Brooklyn Bar Association wrongful conviction CLE continues to look for lessons
The first wrongful conviction unit was created in Dallas in 2007 and Brooklyn wouldn’t get it’s first until after the election of Ken Thompson as Kings County District Attorney in 2014. Since then, there have been 25 wrongful convictions overturned and the borough’s wrongful conviction unit has become one of the national models around the country.
Hon. Barry Kamins, former administrative judge for the Brooklyn Supreme Court, Criminal Term, explained that, despite the fact that such units are now seen in 37 states, much more can still be done and attorneys can help the local community by being aware of the lessons that have come out of the overturned convictions.
“Over the years, many task forces have investigated the causes of wrongful convictions and made recommendations,” Justice Kamins said. “The New York State Bar Association has had two task forces, one which I chaired back in 2009, which issued a report examining the causes of 53 wrongful conviction cases and identified six key causes — identification procedures, forensic issues, prosecutorial misconduct, false confessions, ineffective assistance of counsel and the use of jailhouse informants.”
Justice Kamins helped the Brooklyn Bar Association put together a panel of experts for a continuing legal education seminar entitled, “Wrongful Convictions: Causes and Preventions,” with Hon. Mark Dwyer, assistant DA Mark Hale, and attorneys Kris Hamann and Joel Rudin.
The CLE seminar was meant to coincide with a report that will be issued this month by the New York State Bar Association’s second Wrongful Convictions Taskforce.
“The Brooklyn Bar Association thought it would inform this discussion to convene a panel of experts, and they really are experts, who can weigh in on some of these topics and give their perspectives on the causes and prevention of wrongful convictions,” Kamins said.
A change in mindset
Hale, chief of the Brooklyn district attorney’s Conviction Integrity Unit under both Ken Thompson and Eric Gonzalez, explained that one of the biggest things he learned since he started looking at wrongful convictions is that, to keep them from happening, an office can’t be focused on winning cases. Instead, Hale said, the focus has to be on doing actual justice even if that means not pursuing a case at all.
“Your goal is not to win, your goal is to do justice,” Hale said. “That is sometimes difficult to get across. One’s performance as a prosecutor should not just be in wins and losses, but whether you’ve operated honorably, ethically, practically and did so with restraint and came up with a just result, no matter what that result is.”

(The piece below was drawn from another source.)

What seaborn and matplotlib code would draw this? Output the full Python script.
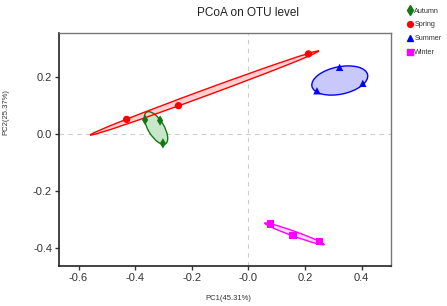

Hale admitted that changing even his own mindset wasn’t easy after having tried more than 200 jury trials to verdict. He said that the key is to acknowledge that, with so much human involvement in the process, mistakes are inevitable.
“Human beings make mistakes, whether they are witnesses, attorneys, judges, and these are mistakes that fall outside of the traditional appellate sort of work,” Hale said. “Self-examination of the work you’ve done is not a pleasant experience. It can be painful. There are a lot of people who in their positions don’t want to examine this or acknowledge it.”
Rudin, a defense attorney for over 40 years, explained that, because of the way many police officers and prosecutors were trained, a lot of the issues are systemic and hard to overcome.
“This is a widespread problem,” Rudin said. “Of the 25 convictions the Brooklyn DA’s Office has overturned…nine have been Louis Scarcella cases. But there are so many other detectives in the New York City Police Department that were as bad as Scarcella. We have just scratched the surface of wrongful conviction cases.”
Rudin was critical of one change Eric Gonzalez has made to the conviction review unit — that defense attorneys can no longer file a motion to vacate a judgment while also turning the case over the DA’s Conviction Review Unit like they did under Thompson.
Now, Rudin says, attorneys are forced to decide between the two options which risks giving up the future possibility of a federal habeas corpus review which has a very strict statute of limitations.
“Mr. Gonzalez at some point last year instituted a policy that it’s one or the other,” Rudin said. “Either you file a 4040 motion [motion to vacate a judgment] and litigate in court against his appeals unit, which is staffed by the same people who have been there for 20 years and will throw every procedural roadblock under the sun at you, or you can go with the Conviction Review Unit. But [if you go with the Conviction Review Unit], you can’t file a 4040 motion and you have to worry about giving up the possibility in the future of a federal habeas corpus review.”